Die "Mutter aller Reformen"wird die Staatsreform in Berlin genannt. Ein Blick auf deren Zustandekommen erklärt, warum die deutsche Regierung zu diesem Begriff greift: Seit zwanzig Jahren diskutieren Union und SPD, wie man den Kompetenzwirrwarr zwischen Bund und Ländern entflechten könnte. Im Oktober 2003 wurde eine Kommission mit konkretem Auftrag eingesetzt. 14 Monate später war deren Arbeit auch schon wieder zu Ende, weil sich Bund und Länder nicht auf eine neue Verteilung der Kompetenzen in Bildungsfragen einigen konnten.

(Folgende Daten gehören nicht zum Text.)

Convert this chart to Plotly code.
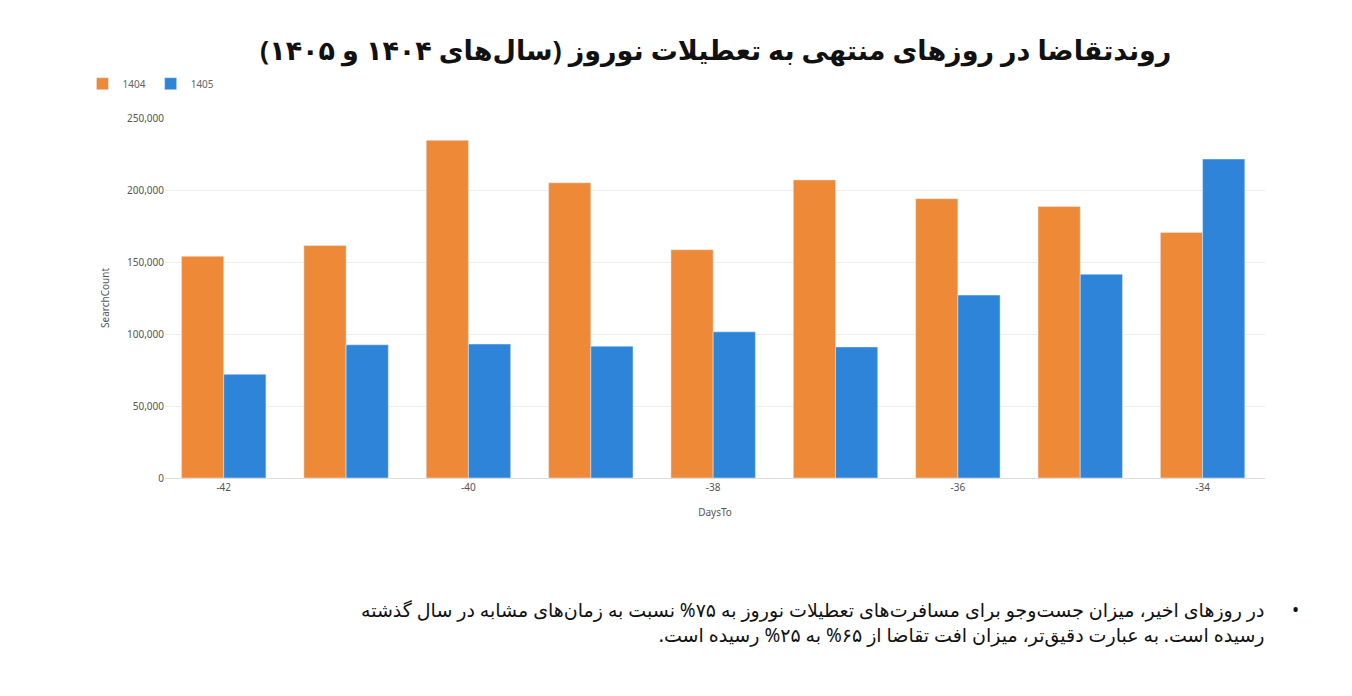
import plotly.graph_objects as go

days = [-42, -41, -40, -39, -38, -37, -36, -35, -34]
s1404 = [154000, 161500, 234500, 205000, 158500, 207000, 194000, 188500, 170500]
s1405 = [72000, 92500, 93000, 91500, 101500, 91000, 127000, 141500, 221500]
tickvals = [-42, -40, -38, -36, -34]

fig = go.Figure()
fig.add_bar(x=days, y=s1404, name="1404", marker_color="#EE8A37")
fig.add_bar(x=days, y=s1405, name="1405", marker_color="#2D84D8")

title = "روندتقاضا در روزهای منتهی به تعطیلات نوروز (سال‌های ۱۴۰۴ و ۱۴۰۵)"
line1 = "\u202bدر روزهای اخیر، میزان جست‌وجو برای مسافرت‌های تعطیلات نوروز به ۷۵% نسبت به زمان‌های مشابه در سال گذشته\u202c"
line2 = "\u202bرسیده است. به عبارت دقیق‌تر، میزان افت تقاضا از ۶۵% به ۲۵% رسیده است.\u202c"

fig.update_layout(
    width=1352, height=696, paper_bgcolor="white", plot_bgcolor="white",
    margin=dict(l=157, r=95, t=110, b=226, autoexpand=False),
    barmode="group", bargap=0.31, bargroupgap=0.0,
    font=dict(family="Noto Sans, DejaVu Sans", color="#555"),
    legend=dict(orientation="h", x=-0.075, y=1.055, xanchor="left", yanchor="bottom",
                font=dict(size=10, color="#666"), itemwidth=30),
    xaxis=dict(tickvals=tickvals, ticktext=[str(v) for v in tickvals], range=[-42.48, -33.49],
               title=dict(text="DaysTo", font=dict(size=10)), tickfont=dict(size=10),
               showline=True, linecolor="#ddd", showgrid=False),
    yaxis=dict(range=[0, 250000], tickvals=[0, 50000, 100000, 150000, 200000, 250000],
               tickformat=",", tickfont=dict(size=10), gridcolor="#eee",
               title=dict(text="SearchCount", font=dict(size=10)), zeroline=False),
    annotations=[
        dict(text="<b>" + title + "</b>", xref="paper", yref="paper", x=0.5, y=1.0,
             xanchor="center", yanchor="bottom", yshift=48, showarrow=False,
             font=dict(size=27, color="#111", family="Noto Sans, DejaVu Sans")),
        dict(text=line1 + "<br>" + line2, xref="paper", yref="paper", x=1.0, y=-0.325,
             xanchor="right", yanchor="top", xshift=2,
             align="right", showarrow=False, font=dict(size=19, color="#111")),
        dict(text="•", xref="paper", yref="paper", x=1.0, y=-0.325, xanchor="left", yanchor="top",
             xshift=25, showarrow=False, font=dict(size=19, color="#111")),
    ],
)
fig.write_html("out.html")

Berechtigt ist der Superlativ aber auch, weil es sich bei dem nun verabschiedeten Gesetzespaket um die größte Staatsreform seit Gründung der Bundesrepublik Deutschland im Jahr 1949 handelt: Im Grundgesetz müssen 24 Artikel geändert werden. Dafür ist eine Zweidrittel-Mehrheit nötig und nach den wochenlangen, oft zermürbenden Schluss-Verhandlungen zwischen Union und Sozialdemokraten wurde dies zu einer weiteren Nagelprobe.

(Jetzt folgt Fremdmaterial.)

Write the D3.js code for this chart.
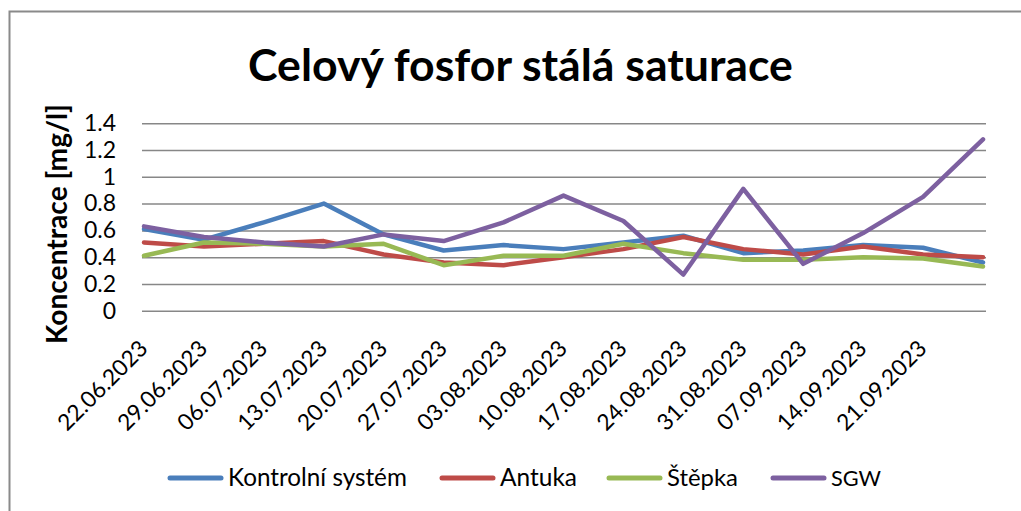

Zwar verfügt die große Koalition über eine gefestigte Mehrheit, doch vor allem in der SPD gab es viel Widerstand gegen die Reform. Dass der Bund die Zuständigkeit für Schulen, Strafvollzug und Pflegeheime aufgibt, ist vielen ein Dorn im Auge - befürchten sie doch aufgrund der leeren Kassen ein Nachlassen der Qualitätsstandards. SPD-Fraktionschef Peter Struck musste die Zweifler in vielen Einzelsitzungen überzeugen, um, gemeinsam mit der Union, schließlich auf 428 Ja-Stimmen zu kommen. Nötig gewesen wären 410 Stimmen.